Summary: | Performance regression on addition of merged regions | ||
---|---|---|---|
Product: | POI | Reporter: | David North <dtn-asfbugs> |
Component: | XSSF | Assignee: | POI Developers List <dev> |
Status: | RESOLVED FIXED | ||
Severity: | normal | ||
Priority: | P2 | ||
Version: | unspecified | ||
Target Milestone: | --- | ||
Hardware: | PC | ||
OS: | Linux | ||
Bug Depends on: | |||
Bug Blocks: | 59212 |
Description
David North
2016-01-18 14:43:47 UTC
Would Sheet.addMergedRegion(CellRangeAddress region, boolean checkForOverlapping) (not implemented) solve this problem? Adding a merged region *safely* (without creating a potentially corrupted workbook) is inherently a O(n) operation, as it need to check all merged regions in the sheet for potential overlap.

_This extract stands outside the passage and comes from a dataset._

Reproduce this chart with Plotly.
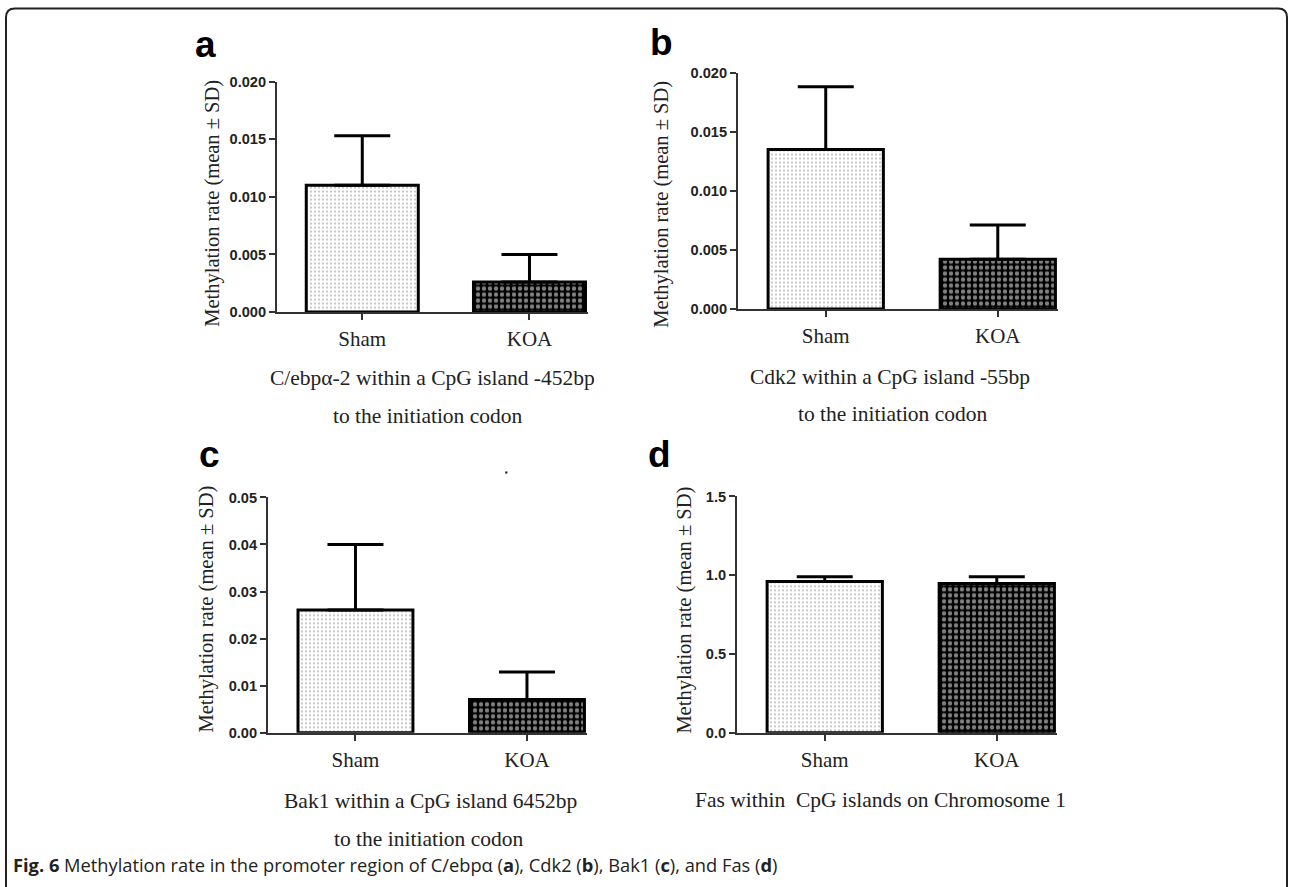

A merged region could be added unsafely (potential workbook corruption), but this should not be the default behavior. If adding multiple merged regions, it still requires O(n) time for each merged region addition. The checking could be deferred until a later time before saving the workbook, but wouldn't save any CPU cycles unless merged regions were added and removed between opening and saving the workbook. > which showed up as quite a sharp performance regression in one of our apps Could I get a rough number of merged regions in a sheet so I could profile this? I don't think there's much we can do to make the code faster, so we'll probably need to provide a method that bypasses validation. To make it crystal clear that using the bypassed-validation option can produce a corrupt workbook, I was thinking of calling it public int Sheet.addMergedRegionUnsafe(CellRangeAddress region), as the signature from comment 1 does not stress the consequences of checkForOverlapping=False. Thanks Javen. I agree blindly adding merged regions without the guards is an inherently unsafe operation, but in our case we're authoring the workbook from scratch in one run, so I think it's reasonable to give us API to say "we're confident we're adding non-overlapping regions". In terms of API, we could perhaps call the alternative method addMergedRegionUnsafe(CellRangeAddress region) or use an enum as an alternative to the boolean. The number of merged regions on the sheet in question is 23,002 - which I'll admit is quite a lot! Fixed in r1727776. Use XSSFSheet.addMergedRegionsUnsafe(CellRangeAddress) if you want to add a merged region without incurring the cost of checking for potential intersecting regions. XSSFSheet.validateMergedRegions can be called after the fact if you want to defer the validation. Updated changelog in r1727779. |